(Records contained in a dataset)
● ● ● ●

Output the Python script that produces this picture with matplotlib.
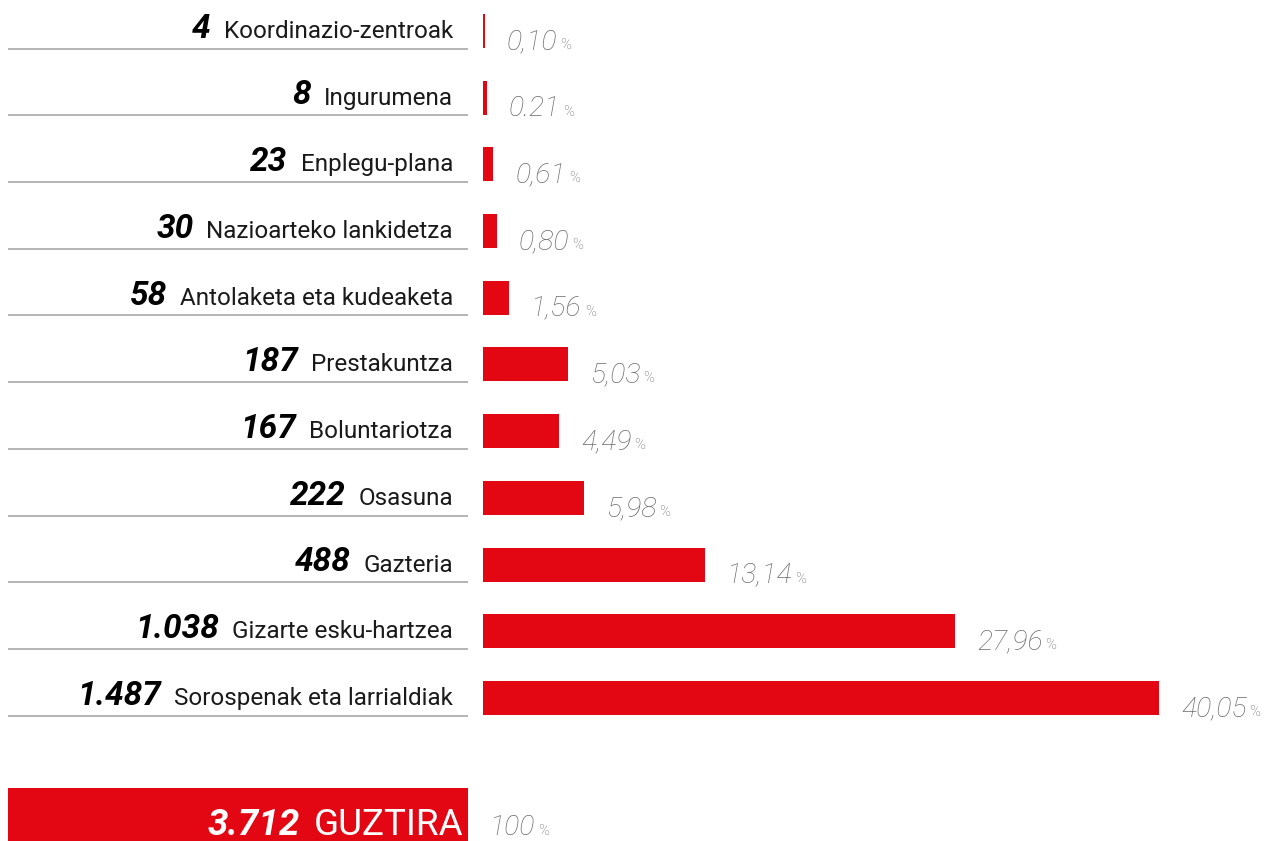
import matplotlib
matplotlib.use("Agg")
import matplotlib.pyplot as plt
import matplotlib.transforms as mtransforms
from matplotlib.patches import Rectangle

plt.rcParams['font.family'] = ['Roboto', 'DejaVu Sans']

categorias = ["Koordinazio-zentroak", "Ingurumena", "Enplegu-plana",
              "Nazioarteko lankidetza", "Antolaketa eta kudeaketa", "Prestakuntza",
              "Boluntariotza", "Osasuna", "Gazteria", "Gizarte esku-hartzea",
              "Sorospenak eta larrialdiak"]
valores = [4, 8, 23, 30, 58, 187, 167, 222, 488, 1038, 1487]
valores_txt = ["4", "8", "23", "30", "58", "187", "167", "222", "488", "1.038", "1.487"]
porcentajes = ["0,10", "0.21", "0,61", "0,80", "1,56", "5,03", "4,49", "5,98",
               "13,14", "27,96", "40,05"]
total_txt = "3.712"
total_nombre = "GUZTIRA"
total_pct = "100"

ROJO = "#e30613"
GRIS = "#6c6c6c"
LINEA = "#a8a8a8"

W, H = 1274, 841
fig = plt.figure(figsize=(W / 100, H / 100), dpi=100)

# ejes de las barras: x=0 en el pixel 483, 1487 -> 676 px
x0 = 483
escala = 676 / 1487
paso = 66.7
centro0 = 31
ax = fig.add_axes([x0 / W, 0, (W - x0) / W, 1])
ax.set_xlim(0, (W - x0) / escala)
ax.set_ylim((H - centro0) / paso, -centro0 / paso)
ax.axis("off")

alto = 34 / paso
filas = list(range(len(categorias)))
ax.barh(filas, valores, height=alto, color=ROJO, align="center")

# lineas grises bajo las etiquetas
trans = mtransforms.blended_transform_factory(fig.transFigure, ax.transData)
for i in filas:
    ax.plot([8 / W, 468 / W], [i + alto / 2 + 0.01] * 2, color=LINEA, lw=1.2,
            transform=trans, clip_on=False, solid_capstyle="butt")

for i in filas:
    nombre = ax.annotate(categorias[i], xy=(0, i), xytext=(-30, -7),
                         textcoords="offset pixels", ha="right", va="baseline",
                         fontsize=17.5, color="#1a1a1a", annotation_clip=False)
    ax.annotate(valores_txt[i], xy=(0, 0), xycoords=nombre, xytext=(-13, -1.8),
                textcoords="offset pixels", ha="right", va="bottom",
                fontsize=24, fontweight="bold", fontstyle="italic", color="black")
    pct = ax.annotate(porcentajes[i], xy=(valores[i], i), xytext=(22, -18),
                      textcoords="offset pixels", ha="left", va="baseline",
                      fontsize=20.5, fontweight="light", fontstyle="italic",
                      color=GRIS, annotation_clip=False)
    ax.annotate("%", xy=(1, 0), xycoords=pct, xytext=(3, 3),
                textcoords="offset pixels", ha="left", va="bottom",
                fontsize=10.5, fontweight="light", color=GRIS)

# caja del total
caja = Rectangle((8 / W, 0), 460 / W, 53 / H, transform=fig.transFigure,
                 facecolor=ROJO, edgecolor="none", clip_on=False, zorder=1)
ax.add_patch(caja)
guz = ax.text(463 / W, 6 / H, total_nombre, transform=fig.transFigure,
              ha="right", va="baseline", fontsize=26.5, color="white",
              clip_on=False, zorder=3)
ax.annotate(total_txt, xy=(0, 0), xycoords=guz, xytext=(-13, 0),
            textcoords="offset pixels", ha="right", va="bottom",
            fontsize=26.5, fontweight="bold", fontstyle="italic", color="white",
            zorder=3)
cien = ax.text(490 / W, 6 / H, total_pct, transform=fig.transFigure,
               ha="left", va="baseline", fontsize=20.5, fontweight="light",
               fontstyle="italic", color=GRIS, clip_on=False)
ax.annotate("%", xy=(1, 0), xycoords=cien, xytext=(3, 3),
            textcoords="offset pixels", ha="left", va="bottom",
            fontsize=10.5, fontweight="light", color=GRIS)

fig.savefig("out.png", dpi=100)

● ● ● ●

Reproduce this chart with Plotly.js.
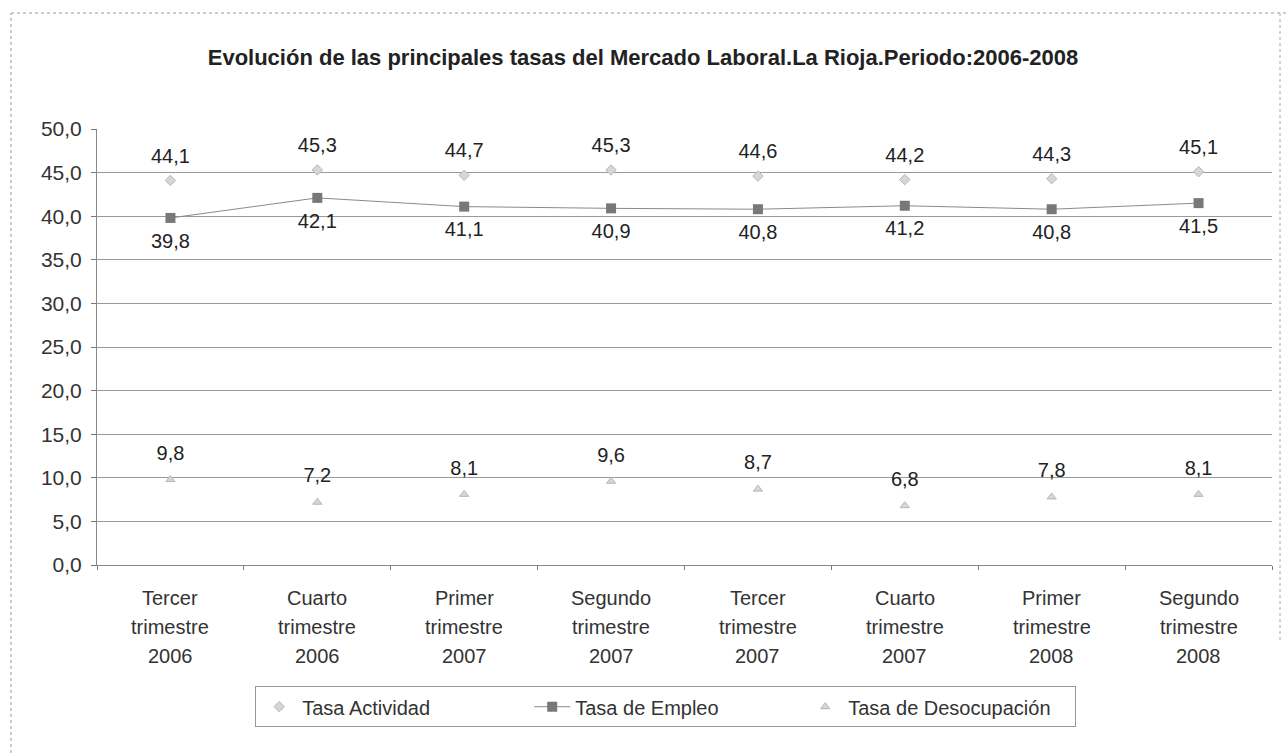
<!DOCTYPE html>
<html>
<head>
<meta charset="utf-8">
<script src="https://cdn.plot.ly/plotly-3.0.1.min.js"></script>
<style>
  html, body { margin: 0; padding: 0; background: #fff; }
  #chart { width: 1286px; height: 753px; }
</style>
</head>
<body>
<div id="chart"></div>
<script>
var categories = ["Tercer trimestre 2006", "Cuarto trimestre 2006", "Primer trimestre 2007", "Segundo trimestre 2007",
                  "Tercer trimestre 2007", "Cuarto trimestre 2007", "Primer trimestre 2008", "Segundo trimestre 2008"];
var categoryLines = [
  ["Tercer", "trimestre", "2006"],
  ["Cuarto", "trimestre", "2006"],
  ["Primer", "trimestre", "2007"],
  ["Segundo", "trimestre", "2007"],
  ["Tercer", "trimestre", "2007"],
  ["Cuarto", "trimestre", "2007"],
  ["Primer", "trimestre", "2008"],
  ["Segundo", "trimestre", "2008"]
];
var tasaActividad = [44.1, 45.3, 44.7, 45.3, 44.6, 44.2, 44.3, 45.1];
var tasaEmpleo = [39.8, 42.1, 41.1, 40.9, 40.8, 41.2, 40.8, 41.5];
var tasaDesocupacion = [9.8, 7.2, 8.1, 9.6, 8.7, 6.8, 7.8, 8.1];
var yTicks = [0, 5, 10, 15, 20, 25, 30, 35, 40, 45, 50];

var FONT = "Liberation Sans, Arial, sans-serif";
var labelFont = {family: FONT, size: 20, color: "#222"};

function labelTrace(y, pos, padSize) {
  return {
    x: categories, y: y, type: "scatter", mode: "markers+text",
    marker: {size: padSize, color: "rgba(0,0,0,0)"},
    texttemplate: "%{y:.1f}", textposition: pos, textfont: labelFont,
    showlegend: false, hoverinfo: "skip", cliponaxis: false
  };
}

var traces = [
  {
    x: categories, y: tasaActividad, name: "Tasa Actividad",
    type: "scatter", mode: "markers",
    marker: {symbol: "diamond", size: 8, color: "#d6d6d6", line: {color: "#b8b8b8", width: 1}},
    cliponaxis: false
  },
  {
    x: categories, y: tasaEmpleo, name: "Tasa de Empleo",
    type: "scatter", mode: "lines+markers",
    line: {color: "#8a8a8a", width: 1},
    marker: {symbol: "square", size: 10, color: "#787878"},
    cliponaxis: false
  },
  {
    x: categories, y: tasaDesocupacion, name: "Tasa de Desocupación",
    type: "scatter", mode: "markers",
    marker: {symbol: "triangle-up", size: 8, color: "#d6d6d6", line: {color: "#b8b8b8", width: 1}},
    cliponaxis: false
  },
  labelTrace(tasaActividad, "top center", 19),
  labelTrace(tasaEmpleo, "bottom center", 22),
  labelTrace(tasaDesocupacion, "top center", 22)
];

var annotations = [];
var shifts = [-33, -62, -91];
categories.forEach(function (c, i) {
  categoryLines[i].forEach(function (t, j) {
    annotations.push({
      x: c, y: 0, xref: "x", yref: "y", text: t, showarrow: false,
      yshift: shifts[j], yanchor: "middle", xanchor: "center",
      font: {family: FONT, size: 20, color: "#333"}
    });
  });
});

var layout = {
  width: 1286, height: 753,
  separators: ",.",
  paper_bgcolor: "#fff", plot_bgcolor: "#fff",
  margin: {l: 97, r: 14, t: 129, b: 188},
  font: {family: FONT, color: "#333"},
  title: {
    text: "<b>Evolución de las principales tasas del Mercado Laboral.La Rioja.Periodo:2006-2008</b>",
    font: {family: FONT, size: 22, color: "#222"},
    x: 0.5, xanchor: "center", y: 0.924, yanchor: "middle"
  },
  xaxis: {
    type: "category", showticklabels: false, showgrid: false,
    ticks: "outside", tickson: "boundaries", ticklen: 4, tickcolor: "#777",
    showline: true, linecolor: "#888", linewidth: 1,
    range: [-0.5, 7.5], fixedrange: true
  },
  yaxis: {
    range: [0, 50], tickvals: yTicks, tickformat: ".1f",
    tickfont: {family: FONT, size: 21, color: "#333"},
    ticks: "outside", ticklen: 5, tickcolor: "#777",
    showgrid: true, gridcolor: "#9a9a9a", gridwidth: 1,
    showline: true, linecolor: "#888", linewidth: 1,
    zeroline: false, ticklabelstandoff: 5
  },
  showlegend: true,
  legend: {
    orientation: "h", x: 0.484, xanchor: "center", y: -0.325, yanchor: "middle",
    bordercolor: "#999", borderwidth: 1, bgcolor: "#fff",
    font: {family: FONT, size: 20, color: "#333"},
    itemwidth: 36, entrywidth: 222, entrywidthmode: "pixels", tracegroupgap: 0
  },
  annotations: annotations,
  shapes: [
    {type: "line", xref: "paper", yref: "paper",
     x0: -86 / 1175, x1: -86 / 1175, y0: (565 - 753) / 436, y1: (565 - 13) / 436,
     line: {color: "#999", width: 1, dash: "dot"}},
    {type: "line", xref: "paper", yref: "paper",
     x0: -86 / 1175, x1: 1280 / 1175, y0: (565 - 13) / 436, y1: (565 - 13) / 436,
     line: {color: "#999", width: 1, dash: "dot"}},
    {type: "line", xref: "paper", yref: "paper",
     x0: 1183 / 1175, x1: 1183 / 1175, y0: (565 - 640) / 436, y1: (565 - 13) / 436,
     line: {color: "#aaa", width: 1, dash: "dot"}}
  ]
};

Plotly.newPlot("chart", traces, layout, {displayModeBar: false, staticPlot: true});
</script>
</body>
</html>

● ● ● ●

• **EXERCISE AIM**
Repeat exactly, and only, the entries from the line with "Output the Python" through the line with "plt.rcParams['font.family'] = ['Roboto', 'DejaVu". Pictures are skipped.

• **PROBLEM SOLUTION**
Output the Python script that produces this picture with matplotlib.
import matplotlib
matplotlib.use("Agg")
import matplotlib.pyplot as plt
import matplotlib.transforms as mtransforms
from matplotlib.patches import Rectangle

plt.rcParams['font.family'] = ['Roboto', 'DejaVu Sans']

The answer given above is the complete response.